The new state of affairs that has to be established in those countries needs to contain an effective drug policy, based on harm reduction strategies and focused on targeting the corrupt and dangerous drug traffickers and at the same time healing the victims through different harm reduction programs. It is important to bear in mind that harsh, sharp, punitive drug policies will aggravate the current situation instead of improving it. It is always crucial to distinguish between the criminals and the innocent and drug policy must be carefully designed, so as to create safe networks of lives for the people affected by drugs and promote justice.

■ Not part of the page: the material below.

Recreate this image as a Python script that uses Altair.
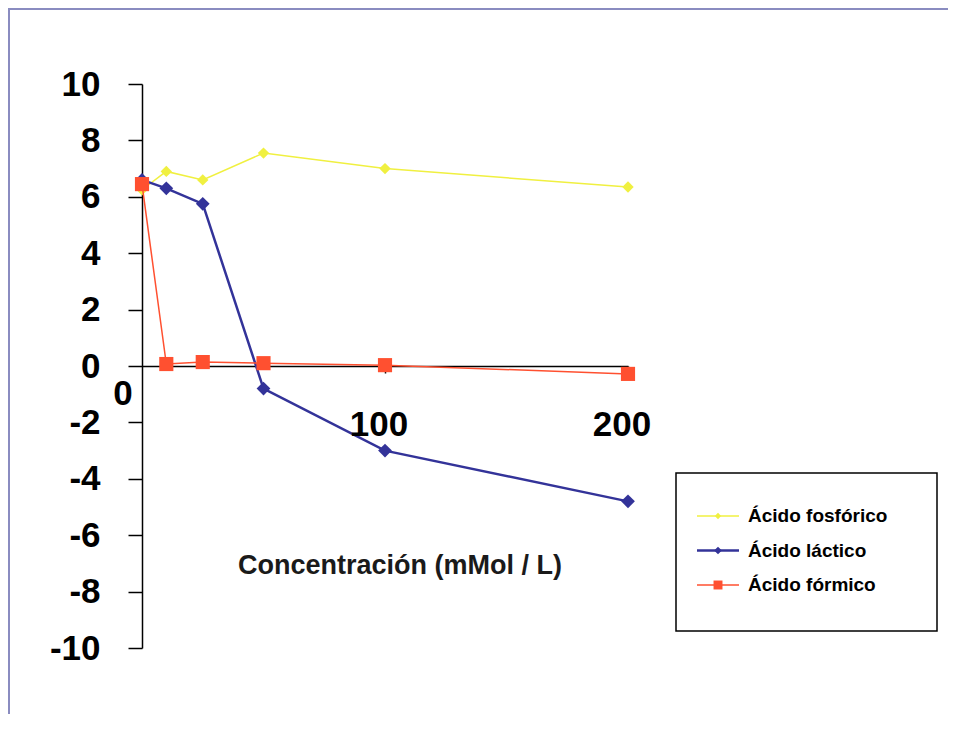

Reforming the systems of so many countries with such a tradition in corrupted drug networks and with a present of complete absence of the rule of law is definitely a painful and difficult mission, but if sustainable networks of employment, health and security are gradually built, through an effective drug policy reform, the future of these countries will have a chance of improving and the lives of millions of people will be radically changed.